- Occupation: performance artist
- Years active: 2003–present

= Brian Feldman (artist) =

American fringe theater performance artist

Brian Feldman (born April 1, 1981) is an American fringe theatre performance artist whose work often involves "bizarre feats of endurance".

==Background==
Feldman was raised in Orlando, Florida, where as a child he performed in television commercials for Disney and Nickelodeon. His parents, Edward Feldman and Marilyn Wattman-Feldman, and sister, Adrienne McIntosh, have all participated in his performance art. He is based in Washington, DC and Orlando, and has received fellowships from the DC Commission on the Arts and Humanities and the Florida Division of Cultural Affairs.

==Performances==

Feldman's first performance art piece, staged in 2003, was The Feldman Dynamic, in which Feldman, his parents, and sister have dinner onstage before an audience. The Feldman Dynamic was later staged as part of the New York Fringe Festival.

Other shows involving his parents have included 24 Hour Embrace on Father's Day in 2011, in which Feldman and his father hugged 24 hours inside a boxing ring, and 24 Minute Embrace on Mother's Day in 2015, in which Feldman and his mother hugged for 24 minutes each in Orlando, Washington, DC, and Philadelphia.

In a 2010 piece designed to protest Florida's laws against same-sex marriage, called Brian Feldman Marries Anybody, Feldman "promised to legally marry any woman who showed up at the Orange County Courthouse at a specific date and time". Feldman married "relative stranger" Hannah Miller, and the marriage was annulled in 2011.

In the show Dishwasher, Feldman goes to an audience member's home, washes their dishes, and then performs a monologue of the audience member's choosing, ending with the question: "Am I a better actor or dishwasher?" Dishwasher has been performed in Central Florida and in DC as part of the Capital Fringe Festival.

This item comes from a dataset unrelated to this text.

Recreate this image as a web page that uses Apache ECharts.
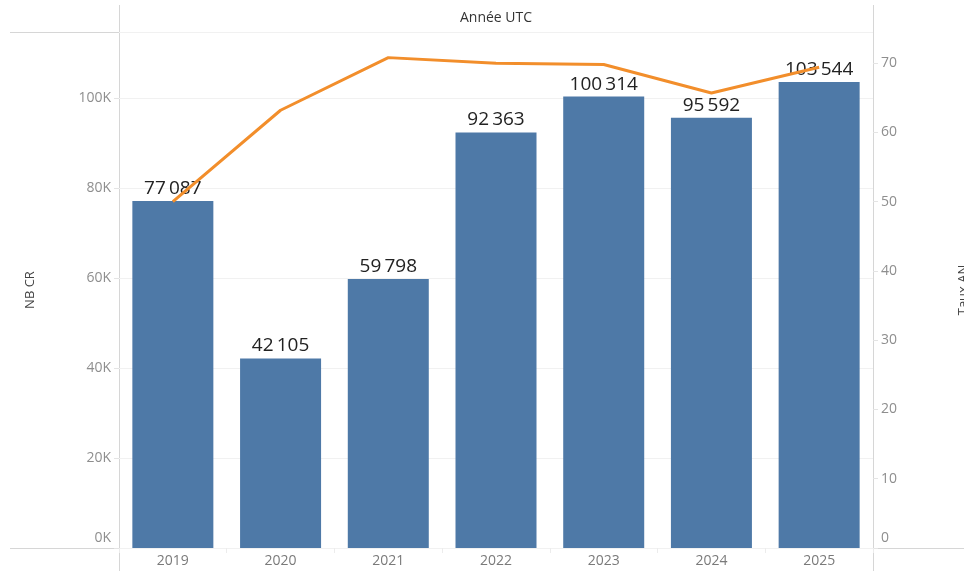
<!DOCTYPE html>
<html lang="fr">
<head>
    <meta charset="UTF-8">
    <title>nb_cr_taux_an</title>
    <style type="text/css">
        html, body { margin: 0; padding: 0; background: #fff; }
        #box { width: 964px; height: 571px; }
    </style>
</head>
<body>
<div id="box"></div>
<script type="text/javascript" src="https://cdn.jsdelivr.net/npm/echarts@6/dist/echarts.min.js"></script>
<script type="text/javascript">
    // données
    let years = ['2019', '2020', '2021', '2022', '2023', '2024', '2025'];
    let nbCr = [77087, 42105, 59798, 92363, 100314, 95592, 103544];
    let tauxAn = [50.0, 63.2, 70.8, 70.0, 69.8, 65.7, 69.4];

    let font = '"Open Sans", "Noto Sans", sans-serif';
    let frame = '#d6d6d6';

    function sep(v) {
        return String(v).replace(/\B(?=(\d{3})+(?!\d))/g, '\u2009');
    }

    function zeroUp(txt, v) {
        // Tableau remonte le libellé 0 dans la zone
        return v === 0 ? '{z|' + txt + '}' : txt;
    }

    let myChart = echarts.init(document.getElementById('box'));
    let option = {
        animation: false,
        textStyle: {fontFamily: font},
        grid: {left: 119, right: 91, top: 32, bottom: 23, containLabel: false, outerBoundsMode: 'none'},
        graphic: [
            {type: 'line', shape: {x1: 119.5, y1: 5, x2: 119.5, y2: 571}, style: {stroke: frame, lineWidth: 1}, silent: true},
            {type: 'line', shape: {x1: 873.5, y1: 5, x2: 873.5, y2: 571}, style: {stroke: frame, lineWidth: 1}, silent: true},
            {type: 'line', shape: {x1: 10, y1: 32.5, x2: 873, y2: 32.5}, style: {stroke: frame, lineWidth: 1}, silent: true},
            {type: 'line', shape: {x1: 10, y1: 548.5, x2: 964, y2: 548.5}, style: {stroke: frame, lineWidth: 1}, silent: true},
            {
                type: 'text', x: 496, y: 18,
                style: {
                    text: 'Année UTC', fill: '#333', font: '14px ' + font,
                    textAlign: 'center', textVerticalAlign: 'middle'
                },
                silent: true
            }
        ],
        xAxis: {
            type: 'category',
            data: years,
            axisLine: {show: false},
            axisTick: {show: true, alignWithLabel: false, length: 5, lineStyle: {color: '#ececec'}},
            axisLabel: {color: '#7a7a7a', fontSize: 14, margin: 6}
        },
        yAxis: [
            {
                type: 'value',
                name: 'NB CR',
                nameLocation: 'middle',
                nameRotate: 90,
                nameGap: 82,
                nameTextStyle: {color: '#444', fontSize: 13},
                min: 0,
                max: 114670,
                interval: 20000,
                axisLine: {show: false},
                axisTick: {show: true, length: 5, lineStyle: {color: '#e4e4e4'}},
                axisLabel: {
                    color: '#8e8e8e', fontSize: 14, margin: 8, showMaxLabel: false,
                    formatter: function (v) { return zeroUp((v / 1000) + 'K', v); },
                    rich: {z: {color: '#8e8e8e', fontSize: 14, padding: [0, 0, 19, 0]}}
                },
                splitLine: {lineStyle: {color: '#f1f1f1'}}
            },
            {
                type: 'value',
                name: 'Taux AN',
                nameLocation: 'middle',
                nameRotate: 90,
                nameGap: 84,
                nameTextStyle: {color: '#444', fontSize: 13},
                min: 0,
                max: 74.5,
                interval: 10,
                position: 'right',
                axisLine: {show: false},
                axisTick: {show: true, length: 5, lineStyle: {color: '#e4e4e4'}},
                axisLabel: {
                    color: '#8e8e8e', fontSize: 14, margin: 8, showMaxLabel: false,
                    formatter: function (v) { return zeroUp(String(v), v); },
                    rich: {z: {color: '#8e8e8e', fontSize: 14, padding: [0, 0, 19, 0]}}
                },
                splitLine: {show: false}
            }
        ],
        series: [
            {
                name: 'NB CR',
                type: 'bar',
                yAxisIndex: 0,
                barWidth: 81,
                data: nbCr,
                itemStyle: {color: '#4e79a7'},
                label: {
                    show: true,
                    position: 'top',
                    distance: 3,
                    color: '#222',
                    fontSize: 19,
                    formatter: function (p) { return sep(p.value); }
                }
            },
            {
                name: 'Taux AN',
                type: 'line',
                yAxisIndex: 1,
                data: tauxAn,
                showSymbol: false,
                symbol: 'none',
                lineStyle: {color: '#f28e2b', width: 3},
                z: 5
            }
        ]
    };
    myChart.setOption(option);
</script>
</body>
</html>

Other Feldman performances include txtshow in DC, in which Feldman gives audience members anonymous Twitter accounts, and then sits onstage reading out messages as they come in; Brian Feldman's William Shakespeare's Macbeth, where he repeated the word "Macbeth" more than 17,000 times over nearly three hours in an amphitheater at Orlando's Lake Eola Park, while wearing a hockey mask in front of an audience given earplugs; and Wawa Shabbawa, in DC and Florida, a shabbat dinner held at a Wawa convenience store.

In 2018, Feldman staged 8 Wards, 8 Nights, an unscripted family dinner performance presented on each night of Hanukkah in a different ward of Washington, D.C. The performances included the lighting of Hanukkah candles, and $2 from each ticket was donated to an organization working in the ward where that night’s performance took place.

==Interpretation==
Feldman's art frequently makes use of repetition, the passage of time, and audience participation, often revealing "more about the people seeing the show than" about himself. Feldman's work has been compared to Tehching Hsieh and Marina Abramović, but "more playful". Feldman has said of his work: "It’s a little terrifying and fear is a driving force. Fear of the unknown is exciting."